Batista works as an economist in Buenos Aires, specialising in the field of Integration and Trade at Intal, which is the Inter-American Development Bank’s (IDB) unit for the promotion of regional integration and trade.

"Mercosur is in an excellent position to face the crisis," he said, in reference to the Southern Common Market formed by Argentina, Brazil, Uruguay, and Paraguay, with Venezuela currently in the process of accession to become a full member, and Bolivia and Chile as the oldest and most privileged associate members.

The soundness of South America’s main free trade bloc is not only determined by its macroeconomic indicators, which, according to experts, reflect a balanced fiscal performance. "It has highly diversified trade activity, spread over the U.S., the EU, Asia, Africa, and the two largest bloc members, Argentina and Brazil," he noted.

In Batista’s view, Mercosur’s refusal to go ahead with the U.S.-driven FTAA, "far from being a whim, was a very smart decision." He forecast that the current crisis will "strengthen the regional integration of Mercosur, South America, and also of Asia, headed by China."

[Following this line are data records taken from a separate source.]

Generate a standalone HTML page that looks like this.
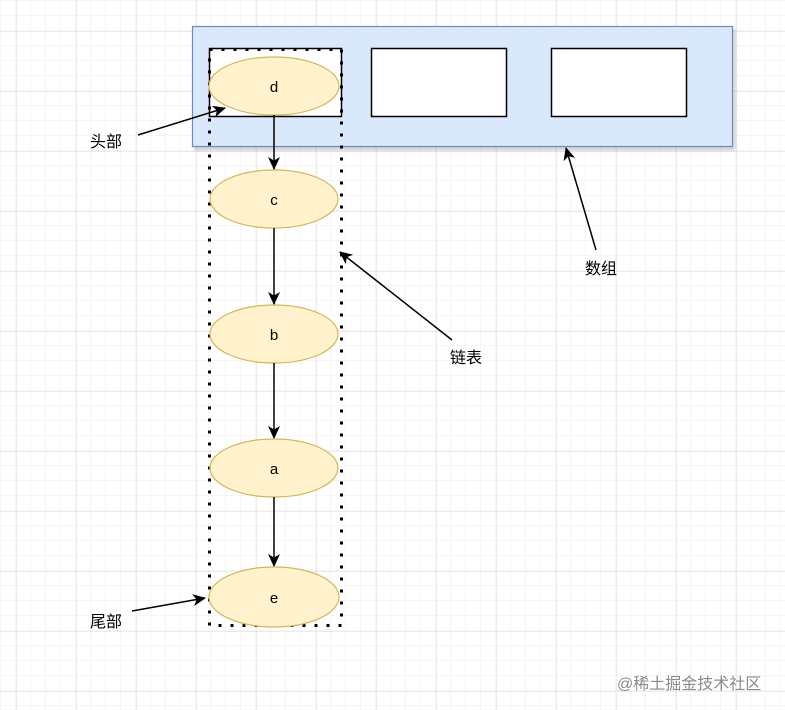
<!DOCTYPE html>
<html><head><meta charset="utf-8"><style>
html,body{margin:0;padding:0;background:#fff;}
svg{display:block;}
text{font-family:"Liberation Sans","Noto Sans CJK SC",sans-serif;}
</style></head><body>
<svg width="785" height="710" viewBox="0 0 785 710" xmlns="http://www.w3.org/2000/svg">
<defs>
<pattern id="minor" width="15" height="15" patternUnits="userSpaceOnUse" x="1" y="1">
<path d="M15 0V15M0 15H15" fill="none" stroke="#ececec" stroke-width="1"/>
</pattern>
<pattern id="major" width="60" height="60" patternUnits="userSpaceOnUse" x="16.5" y="31.5">
<path d="M0 0V60M0 0H60" fill="none" stroke="#d8d8d8" stroke-width="1"/>
</pattern>
<marker id="ar" markerWidth="14" markerHeight="14" refX="12" refY="6" orient="auto" markerUnits="userSpaceOnUse">
<path d="M0 0L13 6L0 12L3.5 6Z" fill="#000"/>
</marker>
<filter id="sh" x="-5%" y="-5%" width="110%" height="120%"><feDropShadow dx="2" dy="3" stdDeviation="1.5" flood-color="#000" flood-opacity="0.2"/></filter>
</defs>
<rect width="785" height="710" fill="url(#minor)"/>
<rect width="785" height="710" fill="url(#major)"/>

<rect x="192.5" y="26.5" width="540" height="120" fill="#dae8fc" stroke="#6c8ebf" stroke-width="1.2" filter="url(#sh)"/>
<rect x="209.5" y="48.5" width="132" height="68" fill="#fff" stroke="#000" stroke-width="1.5"/>
<rect x="371.5" y="48.5" width="135" height="68" fill="#fff" stroke="#000" stroke-width="1.5"/>
<rect x="551.5" y="48.5" width="135" height="68" fill="#fff" stroke="#000" stroke-width="1.5"/>

<rect x="209.5" y="49.5" width="132" height="576" fill="none" stroke="#000" stroke-width="3" stroke-dasharray="3 9"/>

<g fill="#fff2cc" stroke="#d6b656" stroke-width="1.2">
<ellipse cx="274" cy="86" rx="65" ry="29"/>
<ellipse cx="274" cy="199" rx="64" ry="29"/>
<ellipse cx="274" cy="334" rx="64" ry="29"/>
<ellipse cx="274" cy="468" rx="64" ry="29"/>
<ellipse cx="274" cy="597" rx="65" ry="30"/>
</g>
<g font-size="15" text-anchor="middle" fill="#000">
<text x="274" y="92">d</text>
<text x="274" y="205">c</text>
<text x="274" y="340">b</text>
<text x="274" y="474">a</text>
<text x="274" y="603">e</text>
</g>
<g stroke="#000" stroke-width="1.5" fill="none" marker-end="url(#ar)">
<path d="M274 115V169"/>
<path d="M274 228V304"/>
<path d="M274 363V438"/>
<path d="M274 497V566"/>
<path d="M138 135L225 108"/>
<path d="M596 250L566 148"/>
<path d="M452 340L340 252"/>
<path d="M132 611L205 598"/>
</g>
<g font-size="16" fill="#000">
<text x="90" y="147">头部</text>
<text x="585" y="274">数组</text>
<text x="450" y="363">链表</text>
<text x="90" y="627">尾部</text>
</g>
<text x="617" y="689" font-size="16" fill="#8a8a8a">@稀土掘金技术社区</text>
</svg>
</body></html>
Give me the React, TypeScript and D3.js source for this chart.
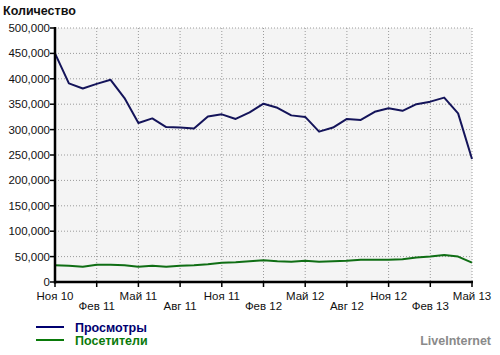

A study by Chilean economist Orlando Rosales, of the Economic Commission for Latin America and the Caribbean’s (ECLAC) Integration and Trade Division, indicates that Asia, with China in the lead, grew "significantly" as a destination for Latin American exports in the last seven years, while at the same time the U.S. and EU markets became less and less important for this region.

More precisely, while the Asian market for Latin American products continues to grow and shows enormous untapped potential, between 2000 and 2007, the share of the region’s exports absorbed by the United States fell from 60 to 40 percent, and by the EU from 30 to 15 percent.

The subsidies granted by the U.S. and the EU to agriculture — a sector that accounts for most of the exports of South America’s largest economies — forced the region to turn to new markets, as the demand for commodities and food products grew steadily in China and neighbouring countries.

This process is now seen as a safeguard against the blows from the U.S. and from Europe’s leading financial markets.

"U.S.-centred economies, like Mexico and the nations of Central America, will be more severely affected," Rosales told IPS. In contrast, South America, "with China as an important market, will come out ahead," he added.

"Trade diversification has certainly strengthened our economies," the Chilean expert concluded, coinciding fully with his Brazilian colleague.

Rosales said it is hard to foresee the depth of the U.S. recession, and based on that, to project the possible impact it will have on different regions. There will, of course, be repercussions, he added, but because of the current distribution of trade, the impact may be neutralised or not even felt in this region, at least in the short term.

At present, in response to the signals from Wall Street, there was a slight drop in fuel, commodity, and food prices, although prices are still at historic highs.

"China is growing at an annual rate of 10 percent, and a possible slowdown brought on by a drop in U.S. demand may push that growth down to eight percent, which is still very high. But we think it will continue to grow at 10 percent, at least for this year and the next," he predicted.

Batista also deemed that even if demand for Latin American exports falls on account of the crisis, it won’t be dramatic.

"People in China won’t stop eating," the Brazilian analyst said, to illustrate his view that demand from the Asian giant will remain high. Prices may go down a little, but "they won’t collapse," he stressed.